Sunday, January 5, 2014

No, James Madison did not Reject Nullification

Tenth Amendment Center, January 4, 2014

For some reason, some conservative commentators keep propagating the historical lie that James Madison “rejected nullification.” James Madison did no such thing.

Even while opposing a bastardized proposal for nullification created out of thin air in South Carolina, he still supported nullification as a “natural right.”

SOUTH CAROLINA
In Madison’s “notes on nullification” during the later days of his life, he explicitly rejected a very specific doctrine of nullification proposed by South Carolina. But during the same time period, he referred to “nullification…as a natural right”

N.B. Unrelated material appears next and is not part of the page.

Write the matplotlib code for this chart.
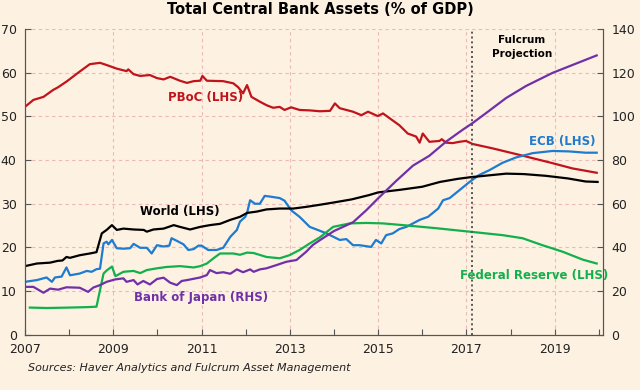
"""Total central bank assets (% of GDP), with a Fulcrum projection from 2017."""

import matplotlib.pyplot as plt
import numpy as np

BG = "#FDF1E1"

# decimal years / % of GDP
pboc_x = [2007.0, 2007.19, 2007.42, 2007.64, 2007.75, 2007.94, 2008.24, 2008.47, 2008.70,
          2008.85, 2009.07, 2009.30, 2009.34, 2009.46, 2009.61, 2009.83, 2009.99, 2010.14,
          2010.29, 2010.51, 2010.67, 2010.82, 2010.97, 2011.02, 2011.12, 2011.49, 2011.72,
          2011.83, 2011.94, 2012.03, 2012.13, 2012.32, 2012.47, 2012.62, 2012.77, 2012.88,
          2013.03, 2013.22, 2013.45, 2013.68, 2013.91, 2014.02, 2014.13, 2014.43, 2014.62,
          2014.77, 2014.99, 2015.11, 2015.26, 2015.48, 2015.67, 2015.86, 2015.94, 2016.01,
          2016.16, 2016.39, 2016.44, 2016.54, 2016.69, 2016.84, 2016.99, 2017.14, 2017.59,
          2018.20, 2018.95, 2019.40, 2019.95]
pboc_y = [52.2, 53.8, 54.5, 56.1, 56.7, 58.0, 60.3, 62.0, 62.3,
          61.8, 61.0, 60.4, 60.8, 59.7, 59.3, 59.5, 58.8, 58.5,
          59.1, 58.2, 57.7, 58.1, 58.2, 59.3, 58.2, 58.1, 57.6,
          56.7, 55.3, 57.2, 54.5, 53.4, 52.6, 52.0, 52.2, 51.5,
          52.1, 51.5, 51.4, 51.2, 51.3, 53.0, 51.9, 51.1, 50.3,
          51.1, 50.1, 50.7, 49.6, 48.0, 46.1, 45.4, 44.0, 46.1,
          44.2, 44.4, 44.8, 44.0, 43.9, 44.2, 44.4, 43.7, 42.7,
          41.2, 39.3, 38.1, 37.1]

ecb_x = [2007.0, 2007.27, 2007.49, 2007.61, 2007.68, 2007.83, 2007.94, 2008.02, 2008.24,
         2008.40, 2008.51, 2008.62, 2008.70, 2008.78, 2008.85, 2008.89, 2008.97, 2009.08,
         2009.23, 2009.38, 2009.46, 2009.61, 2009.76, 2009.87, 2009.99, 2010.14, 2010.27,
         2010.32, 2010.44, 2010.59, 2010.70, 2010.82, 2010.93, 2011.0, 2011.15, 2011.34,
         2011.49, 2011.65, 2011.80, 2011.87, 2011.99, 2012.03, 2012.10, 2012.21, 2012.32,
         2012.43, 2012.58, 2012.77, 2012.88, 2013.03, 2013.22, 2013.45, 2013.68, 2013.83,
         2014.13, 2014.28, 2014.43, 2014.58, 2014.84, 2014.95, 2015.07, 2015.18, 2015.33,
         2015.48, 2015.64, 2015.94, 2016.13, 2016.36, 2016.47, 2016.62, 2016.84, 2017.07,
         2017.29, 2017.52, 2017.82, 2018.12, 2018.50, 2018.95, 2019.32, 2019.70, 2019.95]
ecb_y = [12.1, 12.5, 13.1, 12.1, 13.1, 13.3, 15.4, 13.6, 14.0,
         14.6, 14.4, 15.0, 15.1, 20.9, 21.3, 20.7, 21.7, 19.8,
         19.7, 19.8, 20.8, 19.9, 19.9, 18.6, 20.5, 20.2, 20.4,
         22.1, 21.5, 20.7, 19.4, 19.6, 20.4, 20.4, 19.4, 19.4,
         19.9, 22.4, 24.0, 25.9, 27.0, 27.9, 30.8, 30.0, 30.0,
         31.8, 31.6, 31.3, 30.7, 28.5, 27.0, 24.7, 23.8, 23.2,
         21.7, 21.9, 20.5, 20.5, 20.1, 21.7, 20.9, 22.8, 23.2,
         24.2, 24.7, 26.3, 27.0, 28.9, 30.8, 31.3, 33.1, 35.0,
         36.6, 37.7, 39.4, 40.6, 41.6, 42.1, 42.0, 41.7, 41.7]

world_x = [2007.0, 2007.27, 2007.57, 2007.74, 2007.85, 2007.94, 2008.02, 2008.24, 2008.47,
           2008.62, 2008.74, 2008.85, 2008.97, 2009.08, 2009.23, 2009.46, 2009.69, 2009.76,
           2009.91, 2010.14, 2010.37, 2010.51, 2010.74, 2010.97, 2011.19, 2011.42, 2011.65,
           2011.87, 2012.03, 2012.25, 2012.47, 2012.77, 2013.08, 2013.38, 2013.70, 2014.0,
           2014.40, 2014.80, 2015.0, 2015.50, 2016.0, 2016.40, 2016.80, 2017.10, 2017.50,
           2017.90, 2018.30, 2018.80, 2019.30, 2019.70, 2019.97]
world_y = [15.7, 16.3, 16.5, 16.9, 17.0, 17.8, 17.6, 18.2, 18.6,
           18.9, 23.2, 24.0, 25.1, 24.0, 24.3, 24.1, 24.0, 23.6,
           24.1, 24.3, 25.1, 24.7, 24.1, 24.7, 25.1, 25.4, 26.3,
           27.0, 27.9, 28.2, 28.7, 28.9, 28.9, 29.3, 29.8, 30.3,
           31.0, 32.0, 32.6, 33.2, 33.9, 35.0, 35.7, 36.1, 36.5,
           36.9, 36.8, 36.4, 35.8, 35.1, 35.0]

fed_x = [2007.11, 2007.50, 2008.00, 2008.40, 2008.62, 2008.70, 2008.78, 2008.85, 2008.97,
         2009.05, 2009.23, 2009.46, 2009.61, 2009.76, 2009.99, 2010.20, 2010.51, 2010.82,
         2010.97, 2011.12, 2011.27, 2011.42, 2011.72, 2011.87, 2012.03, 2012.18, 2012.47,
         2012.77, 2012.99, 2013.22, 2013.45, 2013.68, 2013.98, 2014.36, 2014.73, 2015.10,
         2015.56, 2016.31, 2017.07, 2017.82, 2018.27, 2018.72, 2019.18, 2019.63, 2019.95]
fed_y = [6.2, 6.1, 6.2, 6.3, 6.4, 10.2, 14.0, 14.7, 15.6,
         13.4, 14.4, 14.6, 14.1, 14.8, 15.2, 15.5, 15.7, 15.4,
         15.7, 16.3, 17.5, 18.6, 18.6, 18.3, 18.8, 18.7, 17.8,
         17.5, 18.2, 19.4, 20.9, 22.3, 24.7, 25.5, 25.6, 25.5,
         25.1, 24.4, 23.6, 22.8, 22.1, 20.5, 19.0, 17.2, 16.3]

# Bank of Japan is on the right-hand scale
boj_x = [2007.0, 2007.19, 2007.42, 2007.57, 2007.75, 2007.94, 2008.24, 2008.43, 2008.55,
         2008.70, 2008.85, 2009.04, 2009.23, 2009.30, 2009.46, 2009.55, 2009.68, 2009.83,
         2009.99, 2010.14, 2010.29, 2010.44, 2010.55, 2010.67, 2010.82, 2010.97, 2011.12,
         2011.19, 2011.34, 2011.49, 2011.65, 2011.80, 2011.94, 2012.10, 2012.18, 2012.32,
         2012.47, 2012.70, 2012.92, 2013.15, 2013.37, 2013.52, 2013.68, 2014.0, 2014.43,
         2014.73, 2015.0, 2015.41, 2015.79, 2016.16, 2016.54, 2016.92, 2017.14, 2017.44,
         2017.90, 2018.35, 2018.95, 2019.40, 2019.95]
boj_y = [21.9, 21.9, 19.2, 21.1, 20.6, 21.7, 21.5, 19.6, 21.6,
         22.7, 24.2, 25.3, 25.8, 24.2, 25.0, 23.0, 24.6, 23.0,
         25.5, 26.1, 23.8, 22.7, 24.6, 25.0, 25.6, 26.2, 27.3,
         29.6, 28.2, 28.6, 27.9, 29.9, 28.6, 29.9, 28.8, 29.9,
         30.4, 31.9, 33.4, 34.2, 38.0, 41.1, 43.3, 47.5, 51.5,
         57.0, 62.5, 70.5, 77.5, 82.0, 88.5, 94.0, 97.0, 101.5,
         108.5, 114.0, 120.0, 123.6, 128.0]

projection_start = 2017.13
year_ticks = list(range(2007, 2021))
year_labels = [str(y) if y % 2 == 1 else "" for y in year_ticks]


def main() -> None:
    plt.rcParams["font.family"] = ["DejaVu Sans"]
    fig = plt.figure(figsize=(6.4, 3.9), dpi=100, facecolor=BG)
    ax = fig.add_axes([0.039, 0.142, 0.903, 0.783], facecolor=BG)
    ax2 = ax.twinx()

    ax.plot(pboc_x, pboc_y, color="#C0141C", lw=1.6)
    ax.plot(ecb_x, ecb_y, color="#1E7BD0", lw=1.6)
    ax.plot(world_x, world_y, color="black", lw=1.6)
    ax.plot(fed_x, fed_y, color="#12B04C", lw=1.6)
    ax2.plot(boj_x, boj_y, color="#7030A8", lw=1.6)

    ax.set_xlim(2007, 2020.09)
    ax.set_ylim(0, 70)
    ax2.set_ylim(0, 140)
    ax.set_yticks(np.arange(0, 71, 10))
    ax2.set_yticks(np.arange(0, 141, 20))
    ax.set_xticks(year_ticks)
    ax.set_xticklabels(year_labels)

    # dashed pink grid on odd years and every 10 on the left scale
    for yr in range(2009, 2020, 2):
        ax.axvline(yr, color="#EDB8B8", lw=0.8, ls=(0, (3, 3)), zorder=0)
    for v in range(10, 71, 10):
        ax.axhline(v, color="#EDB8B8", lw=0.8, ls=(0, (3, 3)), zorder=0)
    ax.axvline(projection_start, color="#555555", lw=1.4, ls=(0, (1, 1.5)))

    for a in (ax, ax2):
        a.spines["top"].set_visible(False)
        for s in ("left", "right", "bottom"):
            a.spines[s].set_color("#555555")
        a.tick_params(direction="in", length=4, colors="#555555",
                      labelcolor="#222222", labelsize=9, pad=6)

    txt = dict(fontsize=8.5, fontweight="bold", ha="center", va="center")
    fig.text(206 / 640, 1 - 98 / 390, "PBoC (LHS)", color="#C0141C", **txt)
    fig.text(180 / 640, 1 - 212 / 390, "World (LHS)", color="black", **txt)
    fig.text(201 / 640, 1 - 298 / 390, "Bank of Japan (RHS)", color="#7030A8", **txt)
    fig.text(562 / 640, 1 - 141 / 390, "ECB (LHS)", color="#1E7BD0", **txt)
    fig.text(534 / 640, 1 - 275 / 390, "Federal Reserve (LHS)", color="#12B04C", **txt)
    fig.text(522 / 640, 1 - 47 / 390, "Fulcrum\nProjection", color="black",
             fontsize=7.5, fontweight="bold", ha="center", va="center", linespacing=1.4)

    fig.text(320 / 640, 1 - 10 / 390, "Total Central Bank Assets (% of GDP)",
             fontsize=10.5, fontweight="bold", ha="center", va="center")
    fig.text(28 / 640, 1 - 368 / 390, "Sources: Haver Analytics and Fulcrum Asset Management",
             fontsize=8, style="italic", ha="left", va="center", color="#222222")

    fig.savefig("out.png", dpi=100, facecolor=BG)


if __name__ == "__main__":
    main()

Madison’s arguments against this doctrine are hard to dispute. Here’s what he wrote:

This brings us to the expedient lately advanced, which claims for a single state a right to appeal against an exercise of power by the government of the United States decided by the state to be unconstitutional, to the parties to the constitutional compact; the decision of the state to have the effect of nullifying the act of the government of the United States, unless the decision of the state be reversed by three-fourths of the parties.
The distinguished names and high authorities which appear to have asserted and given a practical scope to this doctrine, entitle it to a respect which it might be difficult otherwise to feel for it.
If the doctrine were to be understood as requiring the three-fourths of the states to sustain, instead of that proportion to reverse the decision of the appealing state, the decision to be without effect during the appeal, it would be sufficient to remark, that this extra-constitutional course might well give way to that marked out by the Constitution, which authorizes two-thirds of the states to institute and three-fourths to effectuate an amendment of the Constitution,  establishing a permanent rule of the highest authority, in place of an irregular precedent of construction only.
But it is understood that the nullifying doctrine imports that the decision of the state is to be presumed valid, and that it overrules the law of the United States, unless overruled by three-fourths of the states.